▸ EXERCISE AIM:
Reproduce exactly only the lines from the line that holds "Give me the HTML source for this page." to the line that holds "572 L712 545", inclusive, in the listing below, and please leave out every picture.

▸ PROVIDED ENTRIES:
[Start]

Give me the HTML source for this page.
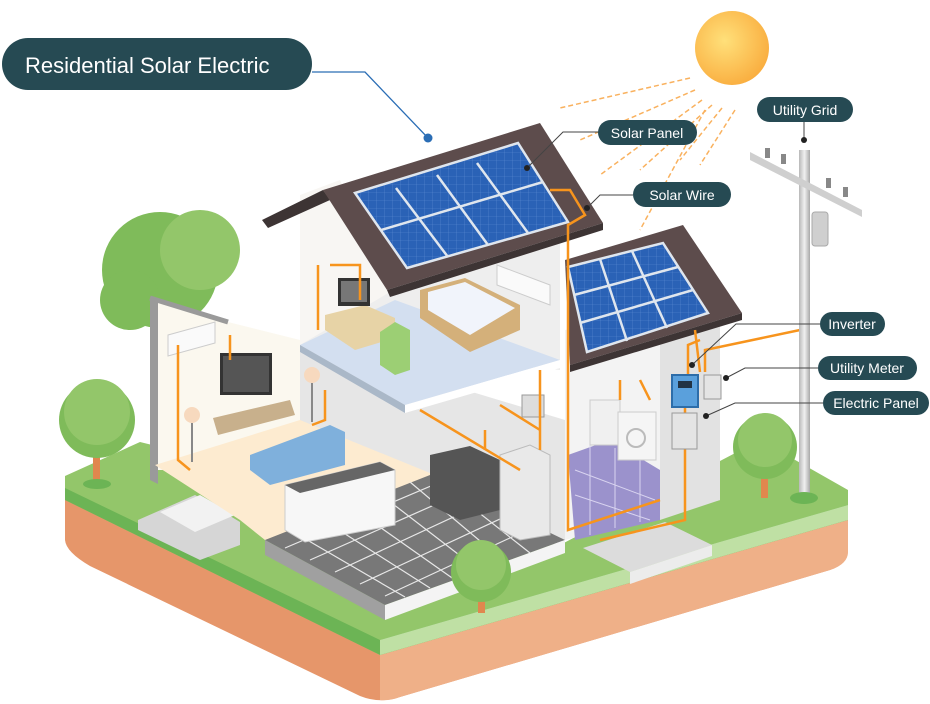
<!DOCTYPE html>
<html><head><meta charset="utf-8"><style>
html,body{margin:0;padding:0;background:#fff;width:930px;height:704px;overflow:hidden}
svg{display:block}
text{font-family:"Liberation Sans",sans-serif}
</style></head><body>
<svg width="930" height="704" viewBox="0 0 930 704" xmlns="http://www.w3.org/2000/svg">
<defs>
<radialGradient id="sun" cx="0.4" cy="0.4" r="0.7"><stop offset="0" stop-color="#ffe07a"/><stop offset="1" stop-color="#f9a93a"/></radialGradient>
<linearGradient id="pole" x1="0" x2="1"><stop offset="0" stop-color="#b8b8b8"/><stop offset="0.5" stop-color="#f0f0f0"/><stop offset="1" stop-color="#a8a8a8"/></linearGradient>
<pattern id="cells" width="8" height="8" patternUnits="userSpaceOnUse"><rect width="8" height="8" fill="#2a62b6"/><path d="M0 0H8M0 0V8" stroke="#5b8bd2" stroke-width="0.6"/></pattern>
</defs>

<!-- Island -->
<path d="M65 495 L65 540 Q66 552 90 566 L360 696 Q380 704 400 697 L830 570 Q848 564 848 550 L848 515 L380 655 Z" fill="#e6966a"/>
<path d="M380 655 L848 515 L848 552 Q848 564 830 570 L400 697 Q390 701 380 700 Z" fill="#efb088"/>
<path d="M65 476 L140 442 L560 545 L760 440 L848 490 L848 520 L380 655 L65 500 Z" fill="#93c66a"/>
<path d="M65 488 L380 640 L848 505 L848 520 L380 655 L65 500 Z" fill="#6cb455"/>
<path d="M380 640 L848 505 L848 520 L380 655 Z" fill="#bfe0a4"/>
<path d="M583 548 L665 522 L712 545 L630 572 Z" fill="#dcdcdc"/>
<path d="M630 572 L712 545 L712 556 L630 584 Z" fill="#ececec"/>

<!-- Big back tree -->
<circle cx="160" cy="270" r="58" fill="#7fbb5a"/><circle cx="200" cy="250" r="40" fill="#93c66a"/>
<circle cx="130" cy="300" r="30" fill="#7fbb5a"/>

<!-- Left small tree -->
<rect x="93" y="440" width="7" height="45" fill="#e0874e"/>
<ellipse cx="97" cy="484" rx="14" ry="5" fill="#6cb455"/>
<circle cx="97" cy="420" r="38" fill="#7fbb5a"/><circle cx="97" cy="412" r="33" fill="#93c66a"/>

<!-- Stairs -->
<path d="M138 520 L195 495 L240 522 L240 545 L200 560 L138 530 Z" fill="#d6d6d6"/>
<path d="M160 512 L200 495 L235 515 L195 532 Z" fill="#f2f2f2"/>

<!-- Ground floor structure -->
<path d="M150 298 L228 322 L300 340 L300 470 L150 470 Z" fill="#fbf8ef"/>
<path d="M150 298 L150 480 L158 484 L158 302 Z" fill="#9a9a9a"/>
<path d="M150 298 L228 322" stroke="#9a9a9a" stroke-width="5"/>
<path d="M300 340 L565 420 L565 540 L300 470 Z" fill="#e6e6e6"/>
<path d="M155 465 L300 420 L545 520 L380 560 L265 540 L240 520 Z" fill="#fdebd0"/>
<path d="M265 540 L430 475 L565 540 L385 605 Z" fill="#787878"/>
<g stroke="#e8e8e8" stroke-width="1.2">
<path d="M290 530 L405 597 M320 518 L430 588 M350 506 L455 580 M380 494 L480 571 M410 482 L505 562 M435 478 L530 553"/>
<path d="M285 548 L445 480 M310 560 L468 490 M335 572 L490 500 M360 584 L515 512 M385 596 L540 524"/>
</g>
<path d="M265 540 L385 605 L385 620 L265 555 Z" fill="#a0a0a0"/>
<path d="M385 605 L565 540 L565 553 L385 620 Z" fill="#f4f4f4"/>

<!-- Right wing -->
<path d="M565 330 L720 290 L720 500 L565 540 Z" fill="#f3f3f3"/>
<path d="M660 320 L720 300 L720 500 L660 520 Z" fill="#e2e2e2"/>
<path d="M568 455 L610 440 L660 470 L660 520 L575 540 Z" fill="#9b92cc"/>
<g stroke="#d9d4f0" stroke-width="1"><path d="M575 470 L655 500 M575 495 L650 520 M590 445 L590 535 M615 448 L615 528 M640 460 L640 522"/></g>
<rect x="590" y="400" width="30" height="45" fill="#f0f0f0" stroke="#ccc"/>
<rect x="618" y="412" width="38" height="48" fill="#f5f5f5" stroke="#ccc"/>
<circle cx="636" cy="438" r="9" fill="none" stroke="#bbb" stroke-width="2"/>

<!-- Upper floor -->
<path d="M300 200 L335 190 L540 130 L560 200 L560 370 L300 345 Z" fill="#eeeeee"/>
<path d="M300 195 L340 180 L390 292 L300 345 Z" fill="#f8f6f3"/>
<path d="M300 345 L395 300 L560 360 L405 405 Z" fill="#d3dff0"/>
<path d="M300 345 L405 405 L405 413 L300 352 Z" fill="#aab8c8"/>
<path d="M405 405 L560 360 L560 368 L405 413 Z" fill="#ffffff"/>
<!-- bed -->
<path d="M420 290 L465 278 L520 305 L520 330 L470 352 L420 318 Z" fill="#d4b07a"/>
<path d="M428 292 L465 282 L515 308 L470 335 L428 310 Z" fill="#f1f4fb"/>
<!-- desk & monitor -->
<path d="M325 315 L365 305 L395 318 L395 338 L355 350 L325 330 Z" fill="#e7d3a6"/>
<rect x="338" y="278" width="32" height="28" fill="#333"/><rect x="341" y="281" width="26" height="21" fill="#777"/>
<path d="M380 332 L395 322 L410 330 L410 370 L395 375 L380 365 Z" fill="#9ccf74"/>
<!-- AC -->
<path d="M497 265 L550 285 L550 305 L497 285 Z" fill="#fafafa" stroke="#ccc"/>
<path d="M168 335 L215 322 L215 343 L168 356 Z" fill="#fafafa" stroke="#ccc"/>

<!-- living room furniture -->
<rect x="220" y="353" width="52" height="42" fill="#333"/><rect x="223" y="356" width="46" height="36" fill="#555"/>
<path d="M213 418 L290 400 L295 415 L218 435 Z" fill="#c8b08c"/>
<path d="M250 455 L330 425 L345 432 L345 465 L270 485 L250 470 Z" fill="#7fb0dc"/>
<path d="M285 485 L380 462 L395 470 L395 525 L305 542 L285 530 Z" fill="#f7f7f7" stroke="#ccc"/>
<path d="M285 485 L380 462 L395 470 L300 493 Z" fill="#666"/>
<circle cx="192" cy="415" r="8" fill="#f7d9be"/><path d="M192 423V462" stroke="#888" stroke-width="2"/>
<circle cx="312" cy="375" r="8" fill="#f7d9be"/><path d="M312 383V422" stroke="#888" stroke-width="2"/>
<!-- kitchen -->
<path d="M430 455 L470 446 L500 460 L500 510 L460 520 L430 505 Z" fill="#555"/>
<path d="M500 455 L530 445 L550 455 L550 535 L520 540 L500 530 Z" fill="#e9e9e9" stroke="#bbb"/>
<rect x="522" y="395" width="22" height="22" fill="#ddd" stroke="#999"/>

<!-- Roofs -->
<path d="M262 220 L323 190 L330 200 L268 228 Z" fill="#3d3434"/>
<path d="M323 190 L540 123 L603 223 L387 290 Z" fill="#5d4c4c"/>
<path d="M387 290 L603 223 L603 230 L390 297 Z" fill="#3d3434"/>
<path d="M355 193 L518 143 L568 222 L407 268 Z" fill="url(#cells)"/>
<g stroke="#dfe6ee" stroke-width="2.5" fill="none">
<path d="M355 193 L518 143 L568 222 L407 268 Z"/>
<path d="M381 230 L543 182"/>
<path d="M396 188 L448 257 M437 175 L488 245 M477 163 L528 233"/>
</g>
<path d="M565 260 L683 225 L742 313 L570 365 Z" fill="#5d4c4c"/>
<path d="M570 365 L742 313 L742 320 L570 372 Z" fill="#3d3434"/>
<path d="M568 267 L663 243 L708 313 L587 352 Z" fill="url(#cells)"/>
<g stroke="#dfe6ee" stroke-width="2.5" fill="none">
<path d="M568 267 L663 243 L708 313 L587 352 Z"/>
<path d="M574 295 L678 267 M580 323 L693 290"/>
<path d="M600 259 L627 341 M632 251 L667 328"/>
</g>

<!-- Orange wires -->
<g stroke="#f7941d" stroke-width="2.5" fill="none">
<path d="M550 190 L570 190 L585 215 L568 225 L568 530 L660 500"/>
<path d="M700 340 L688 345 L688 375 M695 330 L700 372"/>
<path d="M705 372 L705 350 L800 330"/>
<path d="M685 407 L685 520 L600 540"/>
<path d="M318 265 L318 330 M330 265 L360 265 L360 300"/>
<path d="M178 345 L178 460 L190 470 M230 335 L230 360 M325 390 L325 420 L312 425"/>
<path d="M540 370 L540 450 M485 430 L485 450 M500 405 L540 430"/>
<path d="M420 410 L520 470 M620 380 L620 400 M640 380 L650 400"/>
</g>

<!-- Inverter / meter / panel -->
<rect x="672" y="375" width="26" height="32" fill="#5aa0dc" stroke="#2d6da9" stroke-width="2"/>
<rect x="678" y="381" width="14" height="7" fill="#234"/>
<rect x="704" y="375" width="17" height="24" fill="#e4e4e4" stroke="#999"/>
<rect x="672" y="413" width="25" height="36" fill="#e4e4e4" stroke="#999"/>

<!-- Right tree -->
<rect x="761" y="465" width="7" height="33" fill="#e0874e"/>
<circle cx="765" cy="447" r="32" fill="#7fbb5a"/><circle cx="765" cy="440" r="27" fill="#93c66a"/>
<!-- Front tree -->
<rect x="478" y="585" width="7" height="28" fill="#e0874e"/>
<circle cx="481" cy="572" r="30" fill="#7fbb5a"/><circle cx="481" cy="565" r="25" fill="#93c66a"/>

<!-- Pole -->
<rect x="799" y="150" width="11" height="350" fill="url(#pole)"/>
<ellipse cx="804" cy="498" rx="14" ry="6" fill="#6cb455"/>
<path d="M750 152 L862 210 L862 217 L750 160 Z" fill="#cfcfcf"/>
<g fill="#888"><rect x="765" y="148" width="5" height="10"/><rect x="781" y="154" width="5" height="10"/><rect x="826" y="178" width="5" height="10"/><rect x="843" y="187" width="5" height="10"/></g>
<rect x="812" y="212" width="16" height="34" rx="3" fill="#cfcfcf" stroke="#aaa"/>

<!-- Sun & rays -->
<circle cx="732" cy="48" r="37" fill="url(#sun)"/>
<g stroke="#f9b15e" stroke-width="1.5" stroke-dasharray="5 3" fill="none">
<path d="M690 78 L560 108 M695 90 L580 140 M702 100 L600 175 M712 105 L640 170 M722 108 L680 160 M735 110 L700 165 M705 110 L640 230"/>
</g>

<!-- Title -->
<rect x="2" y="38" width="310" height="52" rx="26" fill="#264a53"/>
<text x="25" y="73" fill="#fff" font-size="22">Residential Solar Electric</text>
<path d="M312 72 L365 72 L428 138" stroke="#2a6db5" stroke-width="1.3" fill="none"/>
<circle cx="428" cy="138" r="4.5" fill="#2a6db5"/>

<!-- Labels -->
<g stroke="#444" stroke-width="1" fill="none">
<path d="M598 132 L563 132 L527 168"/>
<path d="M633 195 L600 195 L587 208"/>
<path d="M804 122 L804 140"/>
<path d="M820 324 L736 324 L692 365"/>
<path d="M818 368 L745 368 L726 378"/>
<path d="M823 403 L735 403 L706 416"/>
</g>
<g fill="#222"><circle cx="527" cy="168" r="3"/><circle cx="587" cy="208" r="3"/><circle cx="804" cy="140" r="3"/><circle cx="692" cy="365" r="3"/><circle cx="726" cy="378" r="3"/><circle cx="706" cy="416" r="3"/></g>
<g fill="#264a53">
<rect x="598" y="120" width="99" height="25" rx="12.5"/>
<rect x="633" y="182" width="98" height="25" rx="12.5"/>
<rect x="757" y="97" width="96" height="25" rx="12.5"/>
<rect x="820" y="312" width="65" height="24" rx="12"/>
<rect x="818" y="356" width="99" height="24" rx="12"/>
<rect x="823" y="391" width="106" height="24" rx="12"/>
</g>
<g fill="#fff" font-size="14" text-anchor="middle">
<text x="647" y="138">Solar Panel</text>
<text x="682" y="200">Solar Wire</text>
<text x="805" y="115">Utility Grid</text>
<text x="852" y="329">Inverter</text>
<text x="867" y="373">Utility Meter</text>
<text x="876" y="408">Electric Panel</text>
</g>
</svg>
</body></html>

[End]
[Start]

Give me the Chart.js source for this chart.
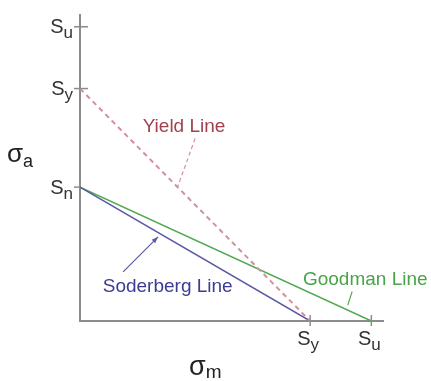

[End]
[Start]

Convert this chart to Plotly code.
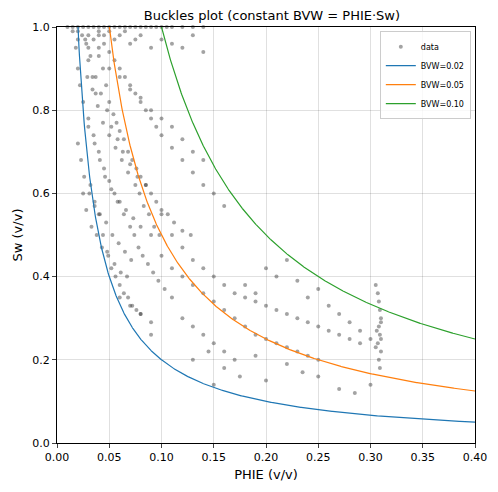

[End]

▸ ANSWER TO THIS EXERCISE:
Give me the HTML source for this page.
<!DOCTYPE html>
<html><head><meta charset="utf-8"><style>
html,body{margin:0;padding:0;background:#fff;width:930px;height:704px;overflow:hidden}
svg{display:block}
text{font-family:"Liberation Sans",sans-serif}
</style></head><body>
<svg width="930" height="704" viewBox="0 0 930 704" xmlns="http://www.w3.org/2000/svg">
<defs>
<radialGradient id="sun" cx="0.4" cy="0.4" r="0.7"><stop offset="0" stop-color="#ffe07a"/><stop offset="1" stop-color="#f9a93a"/></radialGradient>
<linearGradient id="pole" x1="0" x2="1"><stop offset="0" stop-color="#b8b8b8"/><stop offset="0.5" stop-color="#f0f0f0"/><stop offset="1" stop-color="#a8a8a8"/></linearGradient>
<pattern id="cells" width="8" height="8" patternUnits="userSpaceOnUse"><rect width="8" height="8" fill="#2a62b6"/><path d="M0 0H8M0 0V8" stroke="#5b8bd2" stroke-width="0.6"/></pattern>
</defs>

<!-- Island -->
<path d="M65 495 L65 540 Q66 552 90 566 L360 696 Q380 704 400 697 L830 570 Q848 564 848 550 L848 515 L380 655 Z" fill="#e6966a"/>
<path d="M380 655 L848 515 L848 552 Q848 564 830 570 L400 697 Q390 701 380 700 Z" fill="#efb088"/>
<path d="M65 476 L140 442 L560 545 L760 440 L848 490 L848 520 L380 655 L65 500 Z" fill="#93c66a"/>
<path d="M65 488 L380 640 L848 505 L848 520 L380 655 L65 500 Z" fill="#6cb455"/>
<path d="M380 640 L848 505 L848 520 L380 655 Z" fill="#bfe0a4"/>
<path d="M583 548 L665 522 L712 545 L630 572 Z" fill="#dcdcdc"/>
<path d="M630 572 L712 545 L712 556 L630 584 Z" fill="#ececec"/>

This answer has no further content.